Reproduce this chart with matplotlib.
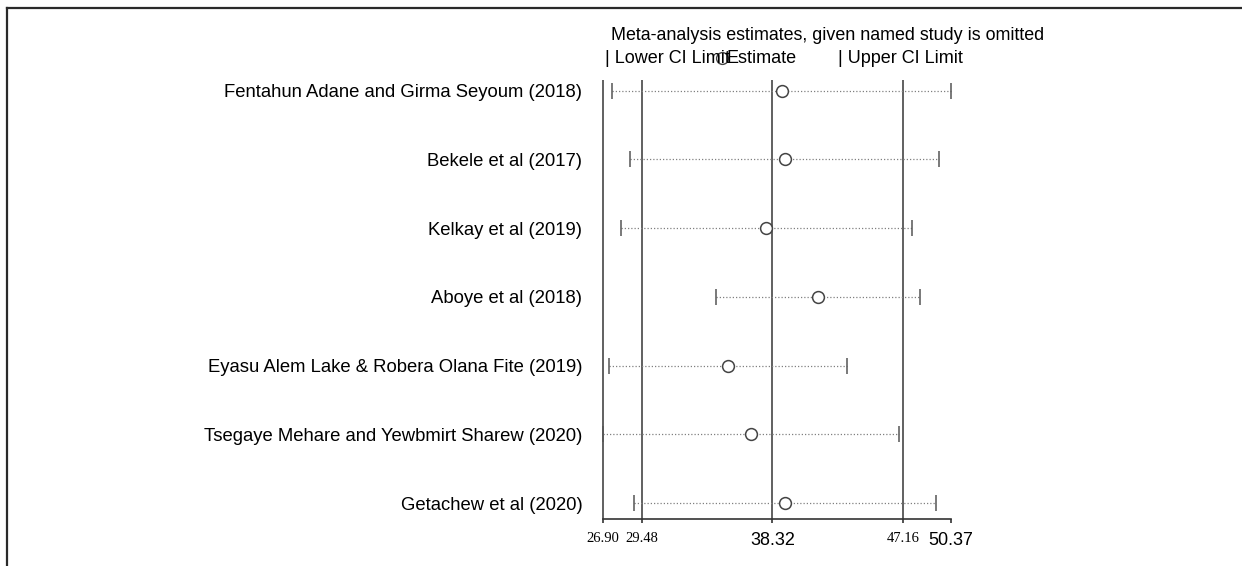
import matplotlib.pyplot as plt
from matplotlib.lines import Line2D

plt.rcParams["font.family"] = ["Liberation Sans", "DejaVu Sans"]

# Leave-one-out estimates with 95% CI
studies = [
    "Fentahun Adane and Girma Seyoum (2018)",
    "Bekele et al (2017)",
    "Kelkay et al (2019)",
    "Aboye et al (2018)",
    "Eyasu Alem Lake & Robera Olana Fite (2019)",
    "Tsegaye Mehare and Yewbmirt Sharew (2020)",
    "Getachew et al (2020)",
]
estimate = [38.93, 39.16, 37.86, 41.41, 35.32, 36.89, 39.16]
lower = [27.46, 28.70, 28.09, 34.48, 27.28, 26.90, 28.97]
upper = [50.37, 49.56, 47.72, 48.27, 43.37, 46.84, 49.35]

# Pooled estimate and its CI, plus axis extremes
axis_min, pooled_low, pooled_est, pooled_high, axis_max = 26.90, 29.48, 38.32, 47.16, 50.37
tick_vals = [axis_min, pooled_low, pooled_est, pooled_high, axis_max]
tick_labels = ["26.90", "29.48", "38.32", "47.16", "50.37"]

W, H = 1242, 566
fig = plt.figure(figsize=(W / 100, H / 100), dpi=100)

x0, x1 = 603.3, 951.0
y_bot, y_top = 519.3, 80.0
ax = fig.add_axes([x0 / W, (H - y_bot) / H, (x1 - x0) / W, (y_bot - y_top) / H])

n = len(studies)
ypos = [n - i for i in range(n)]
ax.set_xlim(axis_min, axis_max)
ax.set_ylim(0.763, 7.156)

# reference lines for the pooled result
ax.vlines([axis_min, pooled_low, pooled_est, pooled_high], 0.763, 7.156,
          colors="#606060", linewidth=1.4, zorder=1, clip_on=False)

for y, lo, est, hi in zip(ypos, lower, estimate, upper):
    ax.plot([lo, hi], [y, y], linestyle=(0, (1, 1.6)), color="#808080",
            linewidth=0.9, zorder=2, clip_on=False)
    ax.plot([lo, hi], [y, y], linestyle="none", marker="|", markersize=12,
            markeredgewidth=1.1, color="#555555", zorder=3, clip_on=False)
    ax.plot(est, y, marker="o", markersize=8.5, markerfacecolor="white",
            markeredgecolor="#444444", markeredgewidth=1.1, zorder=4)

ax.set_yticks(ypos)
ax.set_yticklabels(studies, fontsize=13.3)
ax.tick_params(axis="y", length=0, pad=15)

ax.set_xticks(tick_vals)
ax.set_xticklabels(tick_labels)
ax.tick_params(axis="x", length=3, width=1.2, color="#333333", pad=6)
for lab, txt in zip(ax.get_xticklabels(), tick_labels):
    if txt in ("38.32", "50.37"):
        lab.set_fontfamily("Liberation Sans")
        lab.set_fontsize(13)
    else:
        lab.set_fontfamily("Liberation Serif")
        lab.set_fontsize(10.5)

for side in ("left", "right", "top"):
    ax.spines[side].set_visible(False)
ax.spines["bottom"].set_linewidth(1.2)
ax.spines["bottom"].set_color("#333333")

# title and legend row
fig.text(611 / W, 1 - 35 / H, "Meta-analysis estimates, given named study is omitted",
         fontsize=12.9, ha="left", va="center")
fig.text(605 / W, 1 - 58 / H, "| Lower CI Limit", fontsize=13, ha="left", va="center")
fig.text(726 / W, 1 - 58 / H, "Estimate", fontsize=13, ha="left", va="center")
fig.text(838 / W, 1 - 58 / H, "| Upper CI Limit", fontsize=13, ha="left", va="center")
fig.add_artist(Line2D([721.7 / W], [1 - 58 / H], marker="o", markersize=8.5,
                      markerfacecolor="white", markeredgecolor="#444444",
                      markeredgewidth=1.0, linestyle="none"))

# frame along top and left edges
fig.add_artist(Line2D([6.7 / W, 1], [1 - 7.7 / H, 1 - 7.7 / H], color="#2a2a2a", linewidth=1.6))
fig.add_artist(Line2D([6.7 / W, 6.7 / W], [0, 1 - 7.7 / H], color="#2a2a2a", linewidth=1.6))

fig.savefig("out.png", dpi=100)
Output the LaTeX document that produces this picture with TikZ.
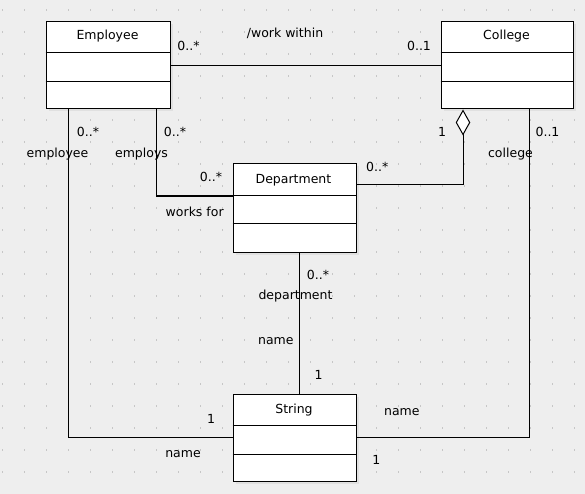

* * *

- THE TASK
Where a line of the records above holds the word "with", copy that line.

- EXERCISE OUTPUT
Reproduce this chart with matplotlib.
# Leave-one-out estimates with 95% CI
Output the LaTeX document that produces this picture with TikZ.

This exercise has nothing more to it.